### [Directions]
Check each line of the entries below for the string "Output"; copy every line where it appears.

### [Extracted material]
===

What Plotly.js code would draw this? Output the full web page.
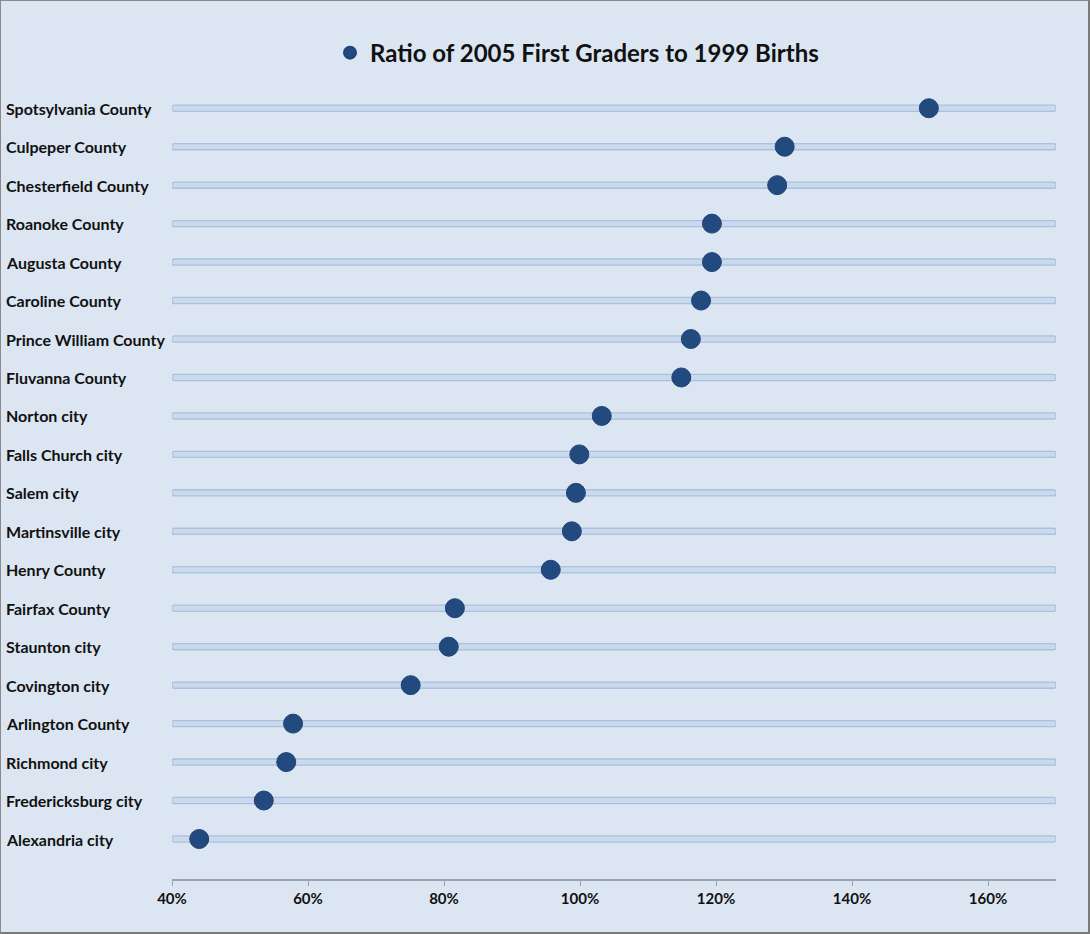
<!DOCTYPE html>
<html>
<head>
<meta charset="utf-8">
<script src="https://cdn.plot.ly/plotly-3.0.1.min.js"></script>
<style>
html,body{margin:0;padding:0;background:#dce6f2;}
#chart{width:1090px;height:934px;box-sizing:border-box;border:1px solid #8a8a8a;border-right:2px solid #7a7a7a;border-bottom:2px solid #7a7a7a;}
</style>
</head>
<body>
<div id="chart"></div>
<script>
// Data (top to bottom as shown)
const places = ["Spotsylvania County","Culpeper County","Chesterfield County","Roanoke County","Augusta County","Caroline County","Prince William County","Fluvanna County","Norton city","Falls Church city","Salem city","Martinsville city","Henry County","Fairfax County","Staunton city","Covington city","Arlington County","Richmond city","Fredericksburg city","Alexandria city"];
const ratios = [1.513,1.301,1.290,1.194,1.194,1.178,1.163,1.149,1.032,0.999,0.994,0.988,0.957,0.816,0.807,0.751,0.578,0.568,0.535,0.440];
const seriesName = "Ratio of 2005 First Graders to 1999 Births";
const tickVals = [0.4,0.6,0.8,1.0,1.2,1.4,1.6];
const tickText = ["40%","60%","80%","100%","120%","140%","160%"];
const axisMin = 0.4, axisMax = 1.7;

const W = 1087, H = 931;
const margin = {l:171, r:W-1055, t:88, b:H-878};
const plotW = W - margin.l - margin.r;

const catOrder = places.slice().reverse();

const track = {
  type:'bar', orientation:'h',
  y: places, x: places.map(()=>axisMax-axisMin), base: axisMin,
  width: 0.16,
  marker:{color:'#cbd9ed', line:{color:'#aac0de', width:1.3}, cornerradius:3},
  hoverinfo:'skip', showlegend:false
};
const dots = {
  type:'scatter', mode:'markers', name: seriesName,
  y: places, x: ratios,
  marker:{color:'#234a7e', size:19, line:{color:'#1f4477', width:1}},
  showlegend:true
};

const annotations = places.map(p => ({
  xref:'paper', yref:'y', x:(3-margin.l)/plotW, y:p,
  xanchor:'left', yanchor:'middle', text:p, showarrow:false,
  font:{family:'Lato, "Open Sans", sans-serif', size:16, color:'#111111', weight:'bold'}
}));

const layout = {
  width: W, height: H,
  margin: margin,
  paper_bgcolor:'#dce6f2', plot_bgcolor:'#dce6f2',
  font:{family:'Lato, "Open Sans", sans-serif'},
  showlegend:true,
  legend:{orientation:'h', x:(329-margin.l)/plotW, xanchor:'left', y:1.0455, yanchor:'middle',
    font:{family:'Lato, "Open Sans", sans-serif', size:24, color:'#111111', weight:'bold'},
    bgcolor:'rgba(0,0,0,0)', itemsizing:'constant', itemwidth:30},
  xaxis:{range:[axisMin,axisMax], tickvals:tickVals, ticktext:tickText,
    showgrid:false, zeroline:false, showline:true, linecolor:'#98a4b2', linewidth:1.5,
    ticks:'outside', ticklen:5, tickcolor:'#98a4b2',
    tickfont:{family:'Lato, "Open Sans", sans-serif', size:15, color:'#111111', weight:'bold'}},
  yaxis:{type:'category', categoryorder:'array', categoryarray:catOrder,
    range:[-1.04,19.5], showticklabels:false, showgrid:false, zeroline:false, showline:false, ticks:''},
  annotations: annotations,
  bargap:0
};

Plotly.newPlot('chart',[track,dots],layout,{displayModeBar:false,staticPlot:true});
</script>
</body>
</html>
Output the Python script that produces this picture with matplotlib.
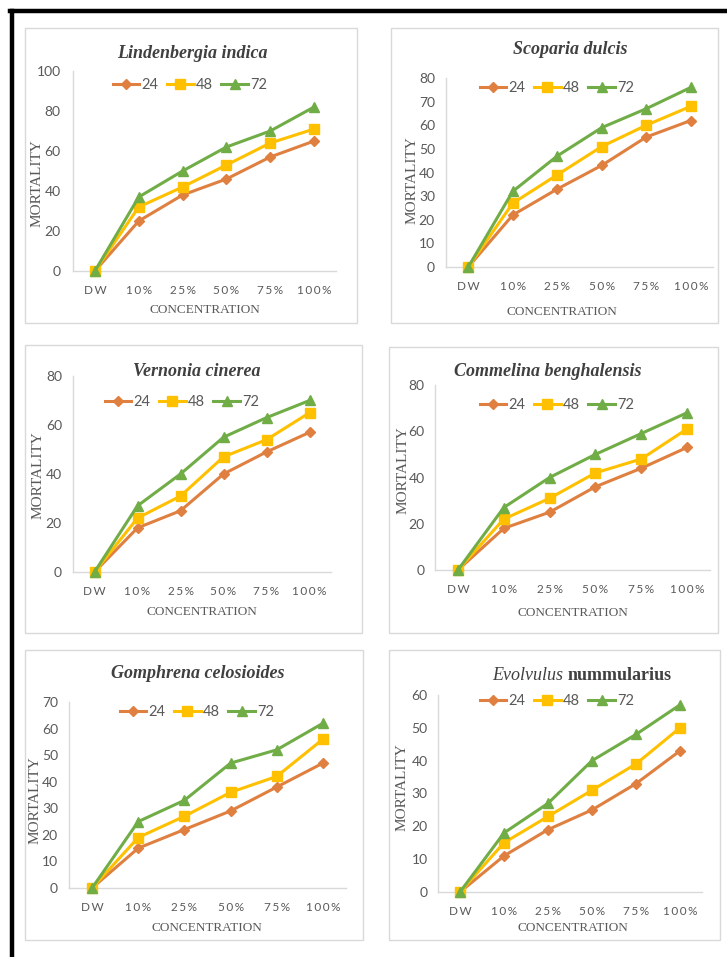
import matplotlib
matplotlib.use("Agg")
import matplotlib.pyplot as plt
from matplotlib.patches import Rectangle
from matplotlib.lines import Line2D

W, H = 727, 957

concentrations = ["DW", "10%", "25%", "50%", "75%", "100%"]
hours = ["24", "48", "72"]

titles = ["Lindenbergia indica", "Scoparia dulcis", "Vernonia cinerea",
          "Commelina benghalensis", "Gomphrena celosioides", "Evolvulus nummularius"]

lindenbergia_24 = [0, 25, 38, 46, 57, 65]
lindenbergia_48 = [0, 32, 42, 53, 64, 71]
lindenbergia_72 = [0, 37, 50, 62, 70, 82]

scoparia_24 = [0, 22, 33, 43, 55, 62]
scoparia_48 = [0, 27, 39, 51, 60, 68]
scoparia_72 = [0, 32, 47, 59, 67, 76]

vernonia_24 = [0, 18, 25, 40, 49, 57]
vernonia_48 = [0, 22, 31, 47, 54, 65]
vernonia_72 = [0, 27, 40, 55, 63, 70]

commelina_24 = [0, 18, 25, 36, 44, 53]
commelina_48 = [0, 22, 31, 42, 48, 61]
commelina_72 = [0, 27, 40, 50, 59, 68]

gomphrena_24 = [0, 15, 22, 29, 38, 47]
gomphrena_48 = [0, 19, 27, 36, 42, 56]
gomphrena_72 = [0, 25, 33, 47, 52, 62]

evolvulus_24 = [0, 11, 19, 25, 33, 43]
evolvulus_48 = [0, 15, 23, 31, 39, 50]
evolvulus_72 = [0, 18, 27, 40, 48, 57]

series = [
    (lindenbergia_24, lindenbergia_48, lindenbergia_72),
    (scoparia_24, scoparia_48, scoparia_72),
    (vernonia_24, vernonia_48, vernonia_72),
    (commelina_24, commelina_48, commelina_72),
    (gomphrena_24, gomphrena_48, gomphrena_72),
    (evolvulus_24, evolvulus_48, evolvulus_72),
]
y_max = [100, 80, 80, 80, 70, 60]
y_step = [20, 10, 20, 20, 10, 10]

colors = ["#DF8040", "#FFC000", "#70AD47"]
markers = ["D", "s", "^"]
msizes = [5.5, 7, 7.5]

# layout in pixels: panel box, plot area, title, legend, ylabel, xlabel
boxes = [(25, 28, 357, 323), (391, 28, 718, 323),
         (25, 345, 362, 633), (389, 347, 718, 633),
         (25, 650, 363, 940), (389, 650, 720, 940)]
areas = [(73, 71, 336, 271), (446, 78, 713, 267),
         (73, 376, 331, 572), (435, 385, 710, 570),
         (69, 702, 346, 888), (438, 695, 702, 892)]
ytick_pad = [9, 8, 8, 7.5, 8, 7.5]
title_pos = [(192, 53), (570, 50), (197, 372), (548, 372), (198, 673), (570, 675)]
legend_pos = [(190, 85), (557, 88), (182, 402), (557, 405), (197, 712), (557, 701)]
ylabel_pos = [(37, 183), (412, 180), (38, 475), (403, 470), (35, 800), (402, 787)]
xlabel_pos = [(205, 310), (562, 312), (202, 612), (573, 613), (207, 928), (573, 928)]


def fx(x):
    return x / W


def fy(y):
    return 1 - y / H


fig = plt.figure(figsize=(W / 100, H / 100), dpi=100)
fig.patch.set_facecolor("white")

# black frame on top and left
fig.add_artist(Line2D([fx(12), fx(12)], [fy(11), 0], color="black", lw=3.2))
fig.add_artist(Line2D([fx(10), 1], [fy(11), fy(11)], color="black", lw=3.2))

tick_labels = ["\u2009".join(c) for c in concentrations]

for i in range(6):
    l, t, r, b = boxes[i]
    fig.add_artist(Rectangle((fx(l), fy(b)), (r - l) / W, (b - t) / H,
                             transform=fig.transFigure, fill=False,
                             edgecolor="#D9D9D9", lw=1.0))

    l, t, r, b = areas[i]
    ax = fig.add_axes([fx(l), fy(b), (r - l) / W, (b - t) / H])
    x = range(len(concentrations))
    for k in range(3):
        ax.plot(x, series[i][k], color=colors[k], marker=markers[k],
                markersize=msizes[k], lw=2.2, clip_on=False, zorder=3 + k)
    ax.set_xlim(-0.5, 5.5)
    ax.set_ylim(0, y_max[i])
    ax.set_yticks(range(0, y_max[i] + 1, y_step[i]))
    ax.set_xticks(list(x))
    ax.set_xticklabels(tick_labels, family=["Lato", "DejaVu Sans"], fontsize=8.5,
                       color="#595959")
    for lab in ax.get_yticklabels():
        lab.set_family("Lato")
        lab.set_fontsize(10)
        lab.set_color("#595959")
    ax.tick_params(length=0, pad=10)
    ax.tick_params(axis="y", pad=ytick_pad[i])
    for s in ["top", "right"]:
        ax.spines[s].set_visible(False)
    for s in ["left", "bottom"]:
        ax.spines[s].set_color("#D9D9D9")
        ax.spines[s].set_linewidth(1.0)

    tx, ty = title_pos[i]
    if i == 5:
        fig.text(fx(tx - 2), fy(ty), "Evolvulus ", ha="right", va="center",
                 family="Liberation Serif", style="italic", fontsize=13,
                 color="#404040")
        fig.text(fx(tx - 2), fy(ty), "nummularius", ha="left", va="center",
                 family="Liberation Serif", weight="bold", fontsize=13,
                 color="#404040")
    else:
        fig.text(fx(tx), fy(ty), titles[i], ha="center", va="center",
                 family="Liberation Serif", style="italic", weight="bold",
                 fontsize=13, color="#404040")

    handles = [Line2D([], [], color=colors[k], marker=markers[k],
                      markersize=msizes[k], lw=2.2) for k in range(3)]
    lx, ly = legend_pos[i]
    fig.legend(handles, hours, loc="center", bbox_to_anchor=(fx(lx), fy(ly)),
               ncol=3, frameon=False, handlelength=1.8, handletextpad=0.15,
               columnspacing=0.6, prop={"family": "Lato", "size": 10.5},
               labelcolor="#595959")

    yx, yy = ylabel_pos[i]
    fig.text(fx(yx), fy(yy), "MORTALITY", rotation=90, ha="center", va="center",
             family="Liberation Serif", fontsize=11, color="#595959")
    cx, cy = xlabel_pos[i]
    fig.text(fx(cx), fy(cy), "CONCENTRATION", ha="center", va="center",
             family="Liberation Serif", fontsize=9.5, color="#595959")

fig.savefig("out.png", dpi=100, facecolor="white")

===

### [Response to this task]
What Plotly.js code would draw this? Output the full web page.
Output the Python script that produces this picture with matplotlib.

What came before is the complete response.